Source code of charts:
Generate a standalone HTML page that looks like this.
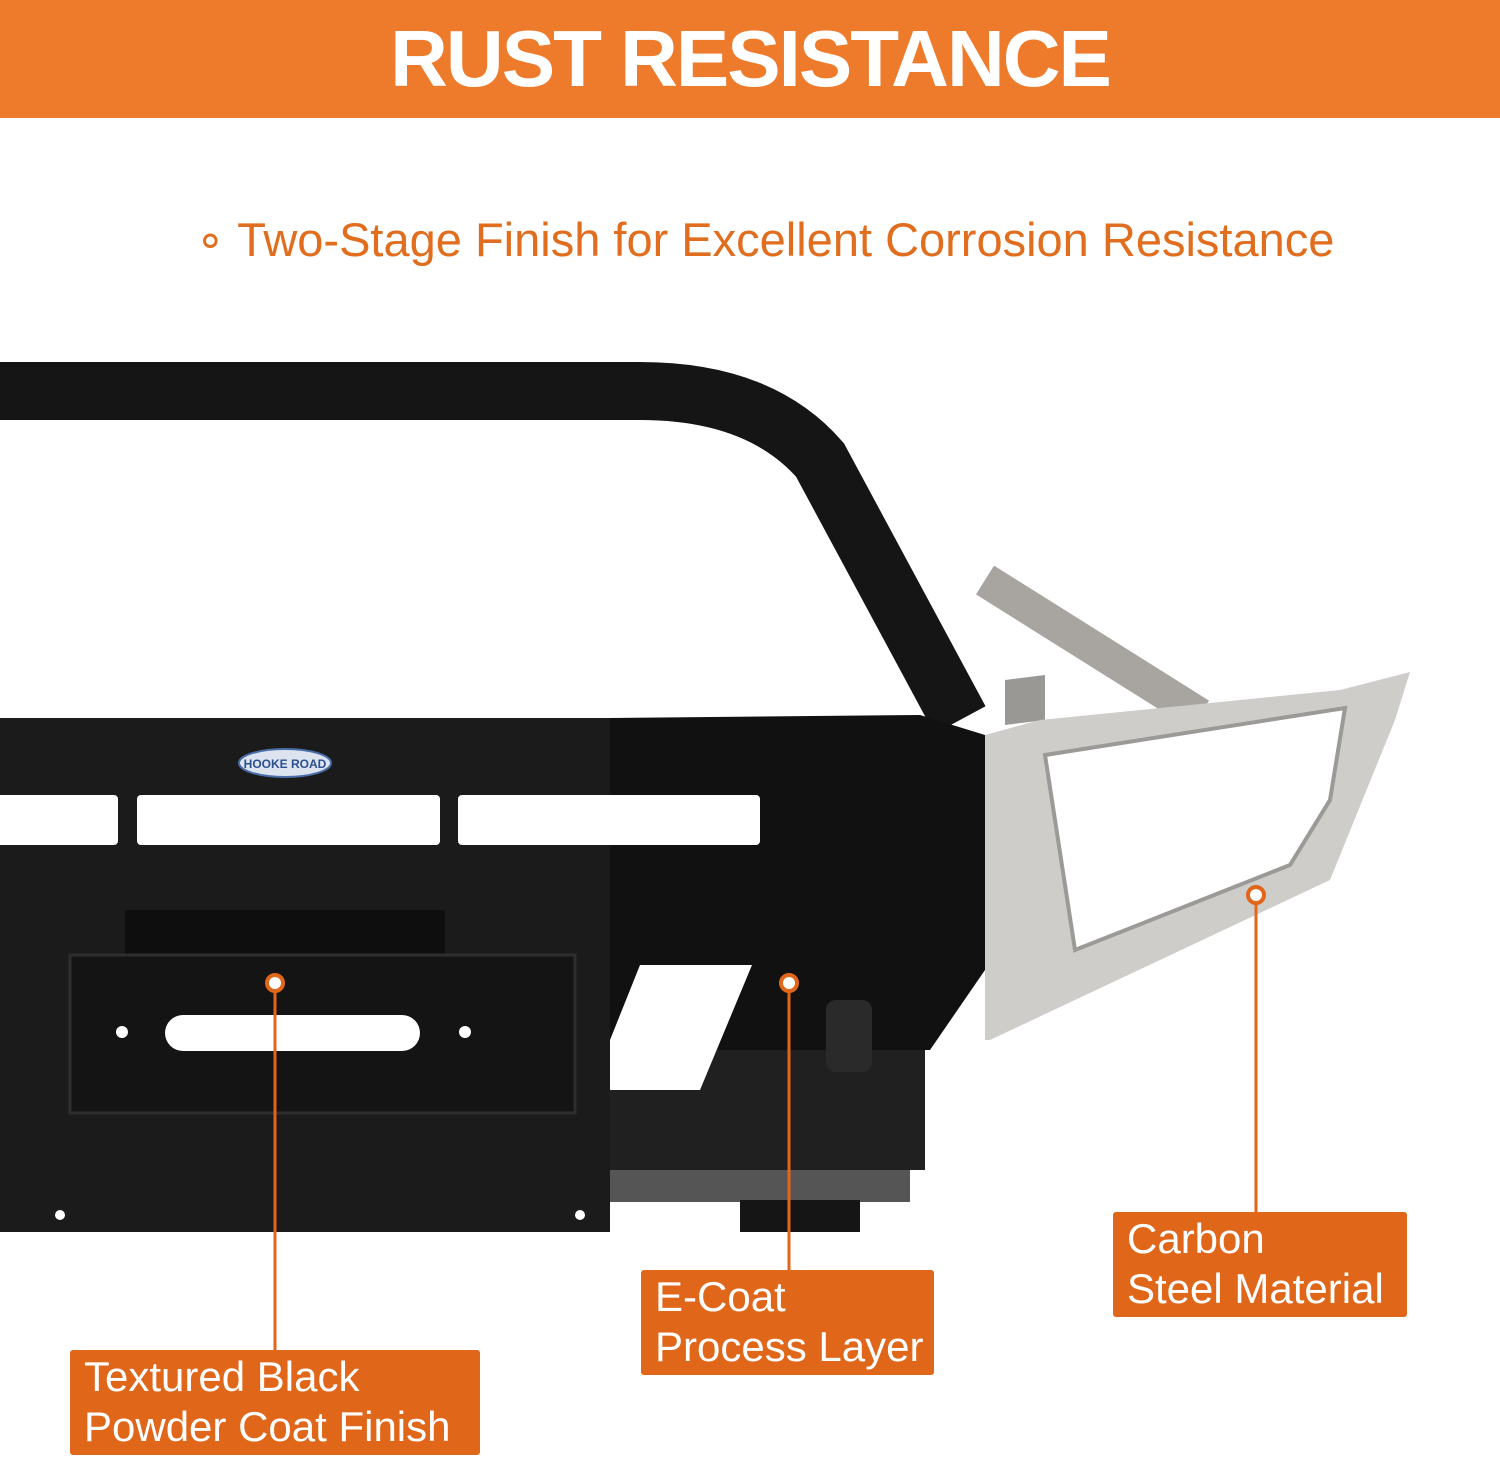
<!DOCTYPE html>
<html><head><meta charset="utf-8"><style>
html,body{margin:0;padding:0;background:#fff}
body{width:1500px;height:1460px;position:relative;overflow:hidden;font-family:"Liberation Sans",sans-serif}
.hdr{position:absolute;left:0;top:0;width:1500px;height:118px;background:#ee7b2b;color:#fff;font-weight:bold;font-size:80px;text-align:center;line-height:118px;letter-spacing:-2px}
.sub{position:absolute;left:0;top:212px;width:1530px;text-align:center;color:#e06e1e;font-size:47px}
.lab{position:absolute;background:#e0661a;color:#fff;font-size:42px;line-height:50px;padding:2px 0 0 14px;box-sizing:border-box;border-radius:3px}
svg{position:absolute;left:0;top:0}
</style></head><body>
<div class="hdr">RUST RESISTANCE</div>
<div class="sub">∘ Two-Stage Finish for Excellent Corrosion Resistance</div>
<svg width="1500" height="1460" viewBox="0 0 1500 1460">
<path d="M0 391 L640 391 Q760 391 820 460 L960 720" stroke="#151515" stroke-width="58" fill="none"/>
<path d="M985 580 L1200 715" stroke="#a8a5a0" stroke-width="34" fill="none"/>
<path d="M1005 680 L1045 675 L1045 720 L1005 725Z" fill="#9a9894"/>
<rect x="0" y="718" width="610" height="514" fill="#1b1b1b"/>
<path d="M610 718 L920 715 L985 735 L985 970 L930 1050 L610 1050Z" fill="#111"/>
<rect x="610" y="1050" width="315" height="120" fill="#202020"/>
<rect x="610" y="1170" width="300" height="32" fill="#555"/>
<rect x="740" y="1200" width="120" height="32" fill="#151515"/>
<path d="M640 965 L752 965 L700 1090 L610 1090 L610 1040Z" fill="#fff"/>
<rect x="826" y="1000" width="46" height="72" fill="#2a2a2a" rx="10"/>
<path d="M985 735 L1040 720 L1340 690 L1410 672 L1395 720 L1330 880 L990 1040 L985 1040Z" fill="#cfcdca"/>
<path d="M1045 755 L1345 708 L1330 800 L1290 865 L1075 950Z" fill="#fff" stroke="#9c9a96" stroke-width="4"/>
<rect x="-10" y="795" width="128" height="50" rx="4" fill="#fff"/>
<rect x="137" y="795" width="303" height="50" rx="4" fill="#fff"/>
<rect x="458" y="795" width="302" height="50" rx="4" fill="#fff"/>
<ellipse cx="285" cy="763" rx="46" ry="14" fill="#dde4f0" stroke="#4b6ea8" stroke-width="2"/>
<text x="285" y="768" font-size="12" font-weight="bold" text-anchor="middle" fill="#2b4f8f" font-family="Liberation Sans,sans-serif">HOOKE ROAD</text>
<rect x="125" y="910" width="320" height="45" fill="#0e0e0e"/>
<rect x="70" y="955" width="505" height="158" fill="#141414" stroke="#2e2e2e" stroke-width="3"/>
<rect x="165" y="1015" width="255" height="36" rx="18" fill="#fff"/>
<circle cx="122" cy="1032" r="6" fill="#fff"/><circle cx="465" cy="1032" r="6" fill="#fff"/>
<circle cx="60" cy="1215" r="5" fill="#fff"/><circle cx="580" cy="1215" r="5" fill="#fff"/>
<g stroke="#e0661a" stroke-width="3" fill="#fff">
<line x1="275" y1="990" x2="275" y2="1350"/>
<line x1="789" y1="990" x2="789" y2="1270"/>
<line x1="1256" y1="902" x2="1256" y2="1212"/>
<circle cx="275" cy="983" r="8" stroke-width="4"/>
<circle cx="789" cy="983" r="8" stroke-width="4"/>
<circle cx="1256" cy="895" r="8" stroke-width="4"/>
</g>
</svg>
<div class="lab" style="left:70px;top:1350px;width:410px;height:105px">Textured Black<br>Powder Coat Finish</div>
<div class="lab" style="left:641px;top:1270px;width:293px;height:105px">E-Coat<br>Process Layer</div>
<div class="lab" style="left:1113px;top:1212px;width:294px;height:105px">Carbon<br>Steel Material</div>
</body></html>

...

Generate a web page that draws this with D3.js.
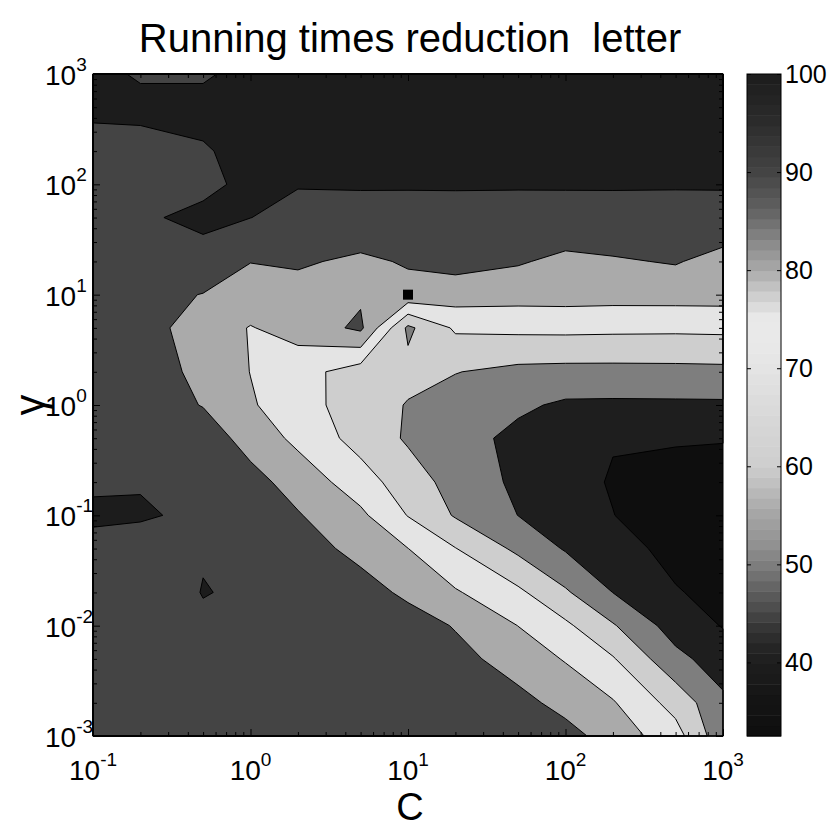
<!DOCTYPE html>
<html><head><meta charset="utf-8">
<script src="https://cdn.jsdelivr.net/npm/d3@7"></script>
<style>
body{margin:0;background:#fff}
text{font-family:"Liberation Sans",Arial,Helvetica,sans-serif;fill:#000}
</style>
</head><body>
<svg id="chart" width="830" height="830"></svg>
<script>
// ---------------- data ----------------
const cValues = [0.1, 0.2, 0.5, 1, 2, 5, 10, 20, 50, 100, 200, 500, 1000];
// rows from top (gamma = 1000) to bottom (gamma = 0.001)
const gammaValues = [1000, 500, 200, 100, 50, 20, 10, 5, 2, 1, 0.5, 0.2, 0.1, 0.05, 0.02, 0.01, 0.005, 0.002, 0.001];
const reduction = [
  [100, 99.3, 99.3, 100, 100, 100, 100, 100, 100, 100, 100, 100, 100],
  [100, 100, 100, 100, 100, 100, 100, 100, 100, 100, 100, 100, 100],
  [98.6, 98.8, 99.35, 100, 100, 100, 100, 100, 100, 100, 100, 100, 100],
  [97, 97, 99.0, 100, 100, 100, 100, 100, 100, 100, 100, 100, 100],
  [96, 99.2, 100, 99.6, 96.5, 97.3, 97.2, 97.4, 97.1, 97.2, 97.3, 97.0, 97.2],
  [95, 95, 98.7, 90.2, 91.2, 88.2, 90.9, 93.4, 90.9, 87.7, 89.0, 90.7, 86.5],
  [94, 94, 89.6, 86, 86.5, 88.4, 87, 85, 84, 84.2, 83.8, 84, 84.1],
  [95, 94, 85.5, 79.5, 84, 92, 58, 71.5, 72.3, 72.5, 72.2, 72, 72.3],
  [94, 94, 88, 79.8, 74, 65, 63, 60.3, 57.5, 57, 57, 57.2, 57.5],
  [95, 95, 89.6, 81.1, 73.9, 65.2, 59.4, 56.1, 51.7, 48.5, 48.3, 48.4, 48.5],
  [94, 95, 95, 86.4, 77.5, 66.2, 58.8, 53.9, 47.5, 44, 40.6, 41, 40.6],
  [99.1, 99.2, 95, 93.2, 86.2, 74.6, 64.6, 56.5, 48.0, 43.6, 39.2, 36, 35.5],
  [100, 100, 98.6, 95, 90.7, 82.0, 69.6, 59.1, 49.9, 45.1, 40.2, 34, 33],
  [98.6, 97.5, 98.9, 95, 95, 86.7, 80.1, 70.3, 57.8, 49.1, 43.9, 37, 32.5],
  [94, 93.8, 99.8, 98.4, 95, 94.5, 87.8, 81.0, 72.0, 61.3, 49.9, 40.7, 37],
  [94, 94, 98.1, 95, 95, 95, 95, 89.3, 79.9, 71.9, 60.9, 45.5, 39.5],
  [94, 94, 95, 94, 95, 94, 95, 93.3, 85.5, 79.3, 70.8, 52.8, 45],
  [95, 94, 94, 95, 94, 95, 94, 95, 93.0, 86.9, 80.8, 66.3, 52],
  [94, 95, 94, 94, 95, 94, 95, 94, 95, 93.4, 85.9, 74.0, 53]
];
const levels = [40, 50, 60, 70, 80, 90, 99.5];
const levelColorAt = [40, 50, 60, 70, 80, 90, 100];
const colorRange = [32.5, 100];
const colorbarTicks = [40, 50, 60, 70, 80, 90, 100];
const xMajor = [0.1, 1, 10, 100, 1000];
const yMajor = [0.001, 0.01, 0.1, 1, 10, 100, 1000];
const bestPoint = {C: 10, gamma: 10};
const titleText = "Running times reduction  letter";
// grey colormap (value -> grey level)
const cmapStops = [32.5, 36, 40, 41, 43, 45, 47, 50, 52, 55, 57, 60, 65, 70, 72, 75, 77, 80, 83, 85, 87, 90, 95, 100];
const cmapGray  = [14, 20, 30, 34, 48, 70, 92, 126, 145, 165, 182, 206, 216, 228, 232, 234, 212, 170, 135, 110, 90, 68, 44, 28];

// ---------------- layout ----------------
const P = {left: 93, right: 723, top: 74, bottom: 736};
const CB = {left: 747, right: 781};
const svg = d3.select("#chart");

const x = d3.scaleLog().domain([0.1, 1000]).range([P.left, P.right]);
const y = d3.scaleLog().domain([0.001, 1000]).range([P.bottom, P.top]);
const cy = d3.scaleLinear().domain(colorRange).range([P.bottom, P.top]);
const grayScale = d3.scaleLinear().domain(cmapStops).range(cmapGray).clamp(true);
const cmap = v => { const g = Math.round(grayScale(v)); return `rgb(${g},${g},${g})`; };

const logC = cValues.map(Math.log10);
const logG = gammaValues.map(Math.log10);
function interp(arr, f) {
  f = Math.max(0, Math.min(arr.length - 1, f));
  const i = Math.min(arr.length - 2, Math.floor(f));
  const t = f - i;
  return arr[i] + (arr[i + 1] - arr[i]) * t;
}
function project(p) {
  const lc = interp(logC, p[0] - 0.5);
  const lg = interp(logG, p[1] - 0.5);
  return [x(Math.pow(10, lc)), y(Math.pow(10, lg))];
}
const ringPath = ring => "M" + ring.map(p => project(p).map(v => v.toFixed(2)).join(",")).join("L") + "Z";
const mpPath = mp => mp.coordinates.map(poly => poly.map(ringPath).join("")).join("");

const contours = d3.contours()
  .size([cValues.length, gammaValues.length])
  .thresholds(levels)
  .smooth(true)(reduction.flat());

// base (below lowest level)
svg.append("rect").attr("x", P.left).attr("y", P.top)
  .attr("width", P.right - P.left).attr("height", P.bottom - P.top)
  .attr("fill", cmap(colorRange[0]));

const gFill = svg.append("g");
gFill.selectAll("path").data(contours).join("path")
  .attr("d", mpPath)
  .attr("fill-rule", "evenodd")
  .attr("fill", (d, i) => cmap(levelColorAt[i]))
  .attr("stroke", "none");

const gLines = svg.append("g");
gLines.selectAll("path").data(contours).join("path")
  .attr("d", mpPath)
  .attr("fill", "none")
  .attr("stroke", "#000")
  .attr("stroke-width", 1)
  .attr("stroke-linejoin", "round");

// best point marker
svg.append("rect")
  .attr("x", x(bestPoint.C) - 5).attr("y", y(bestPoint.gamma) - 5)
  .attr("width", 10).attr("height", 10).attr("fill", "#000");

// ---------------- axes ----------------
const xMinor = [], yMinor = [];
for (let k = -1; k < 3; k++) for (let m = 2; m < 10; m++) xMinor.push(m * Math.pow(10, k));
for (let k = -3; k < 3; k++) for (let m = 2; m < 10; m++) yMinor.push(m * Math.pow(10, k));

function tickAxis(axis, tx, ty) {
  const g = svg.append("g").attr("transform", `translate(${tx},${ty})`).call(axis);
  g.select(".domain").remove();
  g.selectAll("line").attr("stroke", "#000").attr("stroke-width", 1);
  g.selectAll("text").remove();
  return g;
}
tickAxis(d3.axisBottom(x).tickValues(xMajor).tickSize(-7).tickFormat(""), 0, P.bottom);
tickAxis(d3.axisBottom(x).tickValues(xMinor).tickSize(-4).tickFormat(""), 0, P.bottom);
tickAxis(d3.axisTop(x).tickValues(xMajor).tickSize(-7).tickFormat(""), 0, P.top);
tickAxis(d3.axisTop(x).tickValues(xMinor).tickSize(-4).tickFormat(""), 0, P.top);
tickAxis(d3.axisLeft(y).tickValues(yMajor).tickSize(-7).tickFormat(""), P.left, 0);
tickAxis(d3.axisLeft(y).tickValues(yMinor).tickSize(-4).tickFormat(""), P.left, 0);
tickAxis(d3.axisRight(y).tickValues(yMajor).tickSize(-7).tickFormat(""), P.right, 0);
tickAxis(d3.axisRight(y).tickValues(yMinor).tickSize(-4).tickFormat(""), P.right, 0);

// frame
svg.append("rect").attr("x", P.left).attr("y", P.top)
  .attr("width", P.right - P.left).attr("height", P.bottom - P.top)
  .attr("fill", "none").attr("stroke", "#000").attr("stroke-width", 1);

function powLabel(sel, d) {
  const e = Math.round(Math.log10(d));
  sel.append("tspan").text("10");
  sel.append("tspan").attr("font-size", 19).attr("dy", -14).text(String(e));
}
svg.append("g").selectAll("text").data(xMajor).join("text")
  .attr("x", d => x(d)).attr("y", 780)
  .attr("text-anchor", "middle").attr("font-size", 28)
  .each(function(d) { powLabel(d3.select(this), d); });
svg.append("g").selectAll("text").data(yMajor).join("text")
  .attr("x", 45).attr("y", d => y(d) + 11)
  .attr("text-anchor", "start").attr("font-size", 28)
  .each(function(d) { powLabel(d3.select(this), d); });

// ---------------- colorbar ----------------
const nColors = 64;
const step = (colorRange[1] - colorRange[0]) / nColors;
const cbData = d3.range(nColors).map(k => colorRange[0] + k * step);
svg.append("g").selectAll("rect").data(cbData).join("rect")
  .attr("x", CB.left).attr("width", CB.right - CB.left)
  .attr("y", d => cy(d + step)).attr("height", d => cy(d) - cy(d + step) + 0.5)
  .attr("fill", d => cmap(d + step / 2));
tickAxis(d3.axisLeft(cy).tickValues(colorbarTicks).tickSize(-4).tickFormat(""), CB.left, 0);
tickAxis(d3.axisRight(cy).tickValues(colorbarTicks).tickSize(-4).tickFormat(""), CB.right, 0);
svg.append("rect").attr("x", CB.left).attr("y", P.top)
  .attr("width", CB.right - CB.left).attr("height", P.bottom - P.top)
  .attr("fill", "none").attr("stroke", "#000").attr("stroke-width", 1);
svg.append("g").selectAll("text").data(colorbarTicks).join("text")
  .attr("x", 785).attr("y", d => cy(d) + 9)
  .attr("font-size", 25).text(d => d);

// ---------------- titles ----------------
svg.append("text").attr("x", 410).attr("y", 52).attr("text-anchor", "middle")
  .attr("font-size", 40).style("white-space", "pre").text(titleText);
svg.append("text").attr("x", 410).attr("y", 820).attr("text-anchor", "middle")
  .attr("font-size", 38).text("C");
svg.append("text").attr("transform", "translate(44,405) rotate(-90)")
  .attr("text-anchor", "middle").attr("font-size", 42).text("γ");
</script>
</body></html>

Task description:
Select the lines from the entries that include the word "page".

Output below:
Generate a standalone HTML page that looks like this.
Generate a web page that draws this with D3.js.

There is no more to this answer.